## Fast Clock Slow Clock

When $60$ minutes elapse on a correct clock, $62$ minutes register on clock $F$ (fast), and only $56$ minutes register on clock $S$ (slow). If later in the day, clock $F$ reads $8\!:\!00$ and clock $S$ reads $7\!:\!00$, what was the correct time when the two clocks were originally set?
Source: NCTM Mathematics Teacher, February 2006

SOLUTION
Clock $F$ reads $8\!:\!00$ while clock $S$ reads $7\!:\!00$ implies that clock $F$ is $60$ minutes ahead of clock $S$. Since clock $F$ is ahead of clock $S\: 6$ minutes per hour, $10$ hours must have passed from the time they were set
$10$ hours$\times 6$ minutes/hour = $60$ minutes
$10$ hours before $8\!:\!00$ is $10\!:\!00$. Clock $F$ is $2$ minutes fast per hour.
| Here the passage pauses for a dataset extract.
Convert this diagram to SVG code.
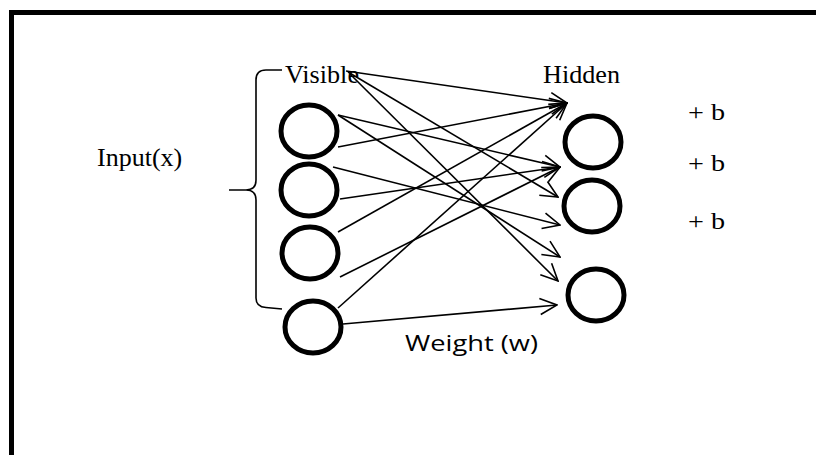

We need to make clock $F$ go back an extra $20$ minutes $(10\times 2=20)$ to pass $10$ hours exactly.
$10\!:\!00-20$ minutes = $9\!:\!40$

Alternatively, from the perspective of clock $S\: 10$ hours before $7\!:\!00$ is $9\!:\!00$. Clock $S$ is slow $4$ minutes per hour. We need to spring it forward $40$ minutes $(10\times 4=40)$ to pass $10$ hours exactly.
$9\!:\!00+40$ minutes = $9\!:\!40$
$9\!:\!40$ is the correct time when the two clocks were originally set.

Answer: $9\!:\!40$